— Begin Provided data —

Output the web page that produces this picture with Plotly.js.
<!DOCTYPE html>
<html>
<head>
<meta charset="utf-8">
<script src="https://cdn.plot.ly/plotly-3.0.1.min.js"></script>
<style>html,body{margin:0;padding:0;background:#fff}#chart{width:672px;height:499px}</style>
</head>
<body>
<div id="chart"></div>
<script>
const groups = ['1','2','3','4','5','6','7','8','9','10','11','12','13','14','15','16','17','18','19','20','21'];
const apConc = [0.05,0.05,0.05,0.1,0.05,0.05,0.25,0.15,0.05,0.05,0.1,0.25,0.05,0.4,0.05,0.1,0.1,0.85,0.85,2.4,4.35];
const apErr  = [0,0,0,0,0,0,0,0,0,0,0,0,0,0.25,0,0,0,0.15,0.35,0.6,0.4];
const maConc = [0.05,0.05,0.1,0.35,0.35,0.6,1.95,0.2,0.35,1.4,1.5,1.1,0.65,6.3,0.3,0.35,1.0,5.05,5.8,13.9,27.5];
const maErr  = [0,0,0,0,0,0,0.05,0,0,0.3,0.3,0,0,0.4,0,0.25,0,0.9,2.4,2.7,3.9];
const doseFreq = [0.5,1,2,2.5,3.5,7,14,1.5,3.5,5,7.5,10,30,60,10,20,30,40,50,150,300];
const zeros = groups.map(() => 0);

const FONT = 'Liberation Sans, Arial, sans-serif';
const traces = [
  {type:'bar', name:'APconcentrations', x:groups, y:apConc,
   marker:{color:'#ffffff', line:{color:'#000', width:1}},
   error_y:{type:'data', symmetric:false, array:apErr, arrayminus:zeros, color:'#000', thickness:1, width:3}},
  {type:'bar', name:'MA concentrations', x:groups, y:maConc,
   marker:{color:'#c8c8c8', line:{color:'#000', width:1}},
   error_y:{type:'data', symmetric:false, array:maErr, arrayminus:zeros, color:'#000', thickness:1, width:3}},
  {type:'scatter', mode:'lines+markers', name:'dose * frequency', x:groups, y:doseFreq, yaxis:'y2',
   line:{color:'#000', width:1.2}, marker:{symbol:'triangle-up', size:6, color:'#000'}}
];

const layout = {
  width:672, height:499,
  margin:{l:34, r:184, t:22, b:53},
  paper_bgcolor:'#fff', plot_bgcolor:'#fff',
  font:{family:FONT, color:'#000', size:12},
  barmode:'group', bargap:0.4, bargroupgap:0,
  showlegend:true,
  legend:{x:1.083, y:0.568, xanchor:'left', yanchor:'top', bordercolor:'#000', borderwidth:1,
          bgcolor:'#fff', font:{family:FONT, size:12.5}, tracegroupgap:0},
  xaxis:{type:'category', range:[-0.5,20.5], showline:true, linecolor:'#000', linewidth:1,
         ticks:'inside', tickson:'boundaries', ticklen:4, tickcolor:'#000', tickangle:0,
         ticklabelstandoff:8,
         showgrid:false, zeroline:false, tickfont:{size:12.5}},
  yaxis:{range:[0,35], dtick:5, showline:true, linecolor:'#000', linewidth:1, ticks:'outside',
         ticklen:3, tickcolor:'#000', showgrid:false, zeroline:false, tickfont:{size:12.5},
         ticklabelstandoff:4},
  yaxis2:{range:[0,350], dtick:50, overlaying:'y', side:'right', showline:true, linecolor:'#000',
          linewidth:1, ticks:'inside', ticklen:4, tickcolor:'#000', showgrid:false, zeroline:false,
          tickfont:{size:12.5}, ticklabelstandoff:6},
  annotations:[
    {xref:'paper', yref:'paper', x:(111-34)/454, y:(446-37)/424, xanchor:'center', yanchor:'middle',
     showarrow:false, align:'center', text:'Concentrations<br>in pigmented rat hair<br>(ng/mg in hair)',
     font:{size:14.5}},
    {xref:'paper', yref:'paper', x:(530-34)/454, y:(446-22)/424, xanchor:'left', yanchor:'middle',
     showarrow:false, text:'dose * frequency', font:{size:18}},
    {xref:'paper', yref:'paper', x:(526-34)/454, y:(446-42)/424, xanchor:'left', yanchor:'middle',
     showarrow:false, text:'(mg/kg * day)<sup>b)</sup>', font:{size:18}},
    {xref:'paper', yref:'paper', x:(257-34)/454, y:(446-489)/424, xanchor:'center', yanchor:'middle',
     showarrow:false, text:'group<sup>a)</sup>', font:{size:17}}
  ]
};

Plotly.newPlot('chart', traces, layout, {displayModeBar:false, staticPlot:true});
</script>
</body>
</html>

— End Provided data —
— Begin Provided data —

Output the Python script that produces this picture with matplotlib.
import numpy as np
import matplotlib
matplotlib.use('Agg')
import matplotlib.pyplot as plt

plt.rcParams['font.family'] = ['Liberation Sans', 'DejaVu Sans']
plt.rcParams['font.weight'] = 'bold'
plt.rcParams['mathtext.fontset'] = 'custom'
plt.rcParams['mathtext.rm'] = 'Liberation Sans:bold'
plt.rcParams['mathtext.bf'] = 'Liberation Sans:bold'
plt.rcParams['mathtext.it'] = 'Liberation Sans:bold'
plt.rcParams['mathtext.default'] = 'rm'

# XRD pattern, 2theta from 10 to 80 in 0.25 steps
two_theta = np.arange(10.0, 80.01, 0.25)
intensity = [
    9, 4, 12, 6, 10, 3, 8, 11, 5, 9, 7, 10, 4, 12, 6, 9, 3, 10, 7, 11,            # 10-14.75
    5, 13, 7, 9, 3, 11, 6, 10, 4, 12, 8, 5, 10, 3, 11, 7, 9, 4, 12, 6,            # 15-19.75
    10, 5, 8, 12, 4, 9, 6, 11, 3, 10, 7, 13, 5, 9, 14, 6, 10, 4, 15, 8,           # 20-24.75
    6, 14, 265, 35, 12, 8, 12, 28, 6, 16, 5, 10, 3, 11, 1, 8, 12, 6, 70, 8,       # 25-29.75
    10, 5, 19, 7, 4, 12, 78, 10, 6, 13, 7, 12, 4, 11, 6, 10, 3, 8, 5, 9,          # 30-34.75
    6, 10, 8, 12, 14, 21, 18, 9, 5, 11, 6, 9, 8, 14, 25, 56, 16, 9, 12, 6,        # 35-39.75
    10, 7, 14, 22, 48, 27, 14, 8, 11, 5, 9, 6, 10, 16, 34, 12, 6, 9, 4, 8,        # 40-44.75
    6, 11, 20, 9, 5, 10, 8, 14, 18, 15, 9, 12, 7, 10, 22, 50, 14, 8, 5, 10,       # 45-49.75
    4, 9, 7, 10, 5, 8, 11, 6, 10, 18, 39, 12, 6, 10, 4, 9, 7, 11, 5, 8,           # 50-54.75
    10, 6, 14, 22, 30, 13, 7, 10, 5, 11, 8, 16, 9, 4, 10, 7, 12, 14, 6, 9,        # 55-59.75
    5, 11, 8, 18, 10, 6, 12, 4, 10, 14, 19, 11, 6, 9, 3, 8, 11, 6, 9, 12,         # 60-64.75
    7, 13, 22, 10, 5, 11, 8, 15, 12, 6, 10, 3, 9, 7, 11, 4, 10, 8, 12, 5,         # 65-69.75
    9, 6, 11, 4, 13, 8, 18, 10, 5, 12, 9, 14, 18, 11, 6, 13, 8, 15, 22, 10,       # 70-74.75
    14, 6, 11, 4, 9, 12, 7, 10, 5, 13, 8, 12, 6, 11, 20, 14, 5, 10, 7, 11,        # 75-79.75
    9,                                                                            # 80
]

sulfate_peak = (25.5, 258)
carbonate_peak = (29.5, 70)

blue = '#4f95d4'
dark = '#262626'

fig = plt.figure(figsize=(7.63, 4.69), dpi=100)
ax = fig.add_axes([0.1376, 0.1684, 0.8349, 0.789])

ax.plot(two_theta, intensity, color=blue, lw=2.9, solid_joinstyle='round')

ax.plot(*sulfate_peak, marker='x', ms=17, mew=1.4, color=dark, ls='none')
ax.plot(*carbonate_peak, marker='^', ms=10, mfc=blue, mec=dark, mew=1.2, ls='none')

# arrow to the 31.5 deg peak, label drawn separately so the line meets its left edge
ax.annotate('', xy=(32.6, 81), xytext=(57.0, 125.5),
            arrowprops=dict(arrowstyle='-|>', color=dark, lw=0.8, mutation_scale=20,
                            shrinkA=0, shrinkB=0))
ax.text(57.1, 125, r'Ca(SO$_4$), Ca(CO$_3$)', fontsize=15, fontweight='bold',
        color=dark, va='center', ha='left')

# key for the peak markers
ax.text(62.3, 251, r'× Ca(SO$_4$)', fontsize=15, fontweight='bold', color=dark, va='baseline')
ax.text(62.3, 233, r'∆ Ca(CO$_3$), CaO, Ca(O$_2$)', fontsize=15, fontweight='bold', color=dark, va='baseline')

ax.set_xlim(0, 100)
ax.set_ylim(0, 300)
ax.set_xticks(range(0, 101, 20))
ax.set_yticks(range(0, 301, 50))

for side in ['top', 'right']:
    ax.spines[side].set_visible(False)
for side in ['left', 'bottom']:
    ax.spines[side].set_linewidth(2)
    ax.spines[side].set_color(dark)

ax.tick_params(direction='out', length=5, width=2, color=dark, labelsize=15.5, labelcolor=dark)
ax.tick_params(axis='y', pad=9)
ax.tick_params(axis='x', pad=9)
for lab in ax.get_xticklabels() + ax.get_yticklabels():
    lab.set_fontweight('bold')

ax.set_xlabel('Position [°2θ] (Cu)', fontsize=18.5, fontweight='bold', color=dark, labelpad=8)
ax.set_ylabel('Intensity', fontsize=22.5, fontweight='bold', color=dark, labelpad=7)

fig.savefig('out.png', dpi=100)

— End Provided data —

* [Task to carry out]: Starting at the line that contains "Output the Python" and stopping at the line that contains "import matplotlib.pyplot as plt", transcribe the lines exactly; both boundary lines are to be included.

* [Correct response]:
Output the Python script that produces this picture with matplotlib.
import numpy as np
import matplotlib
matplotlib.use('Agg')
import matplotlib.pyplot as plt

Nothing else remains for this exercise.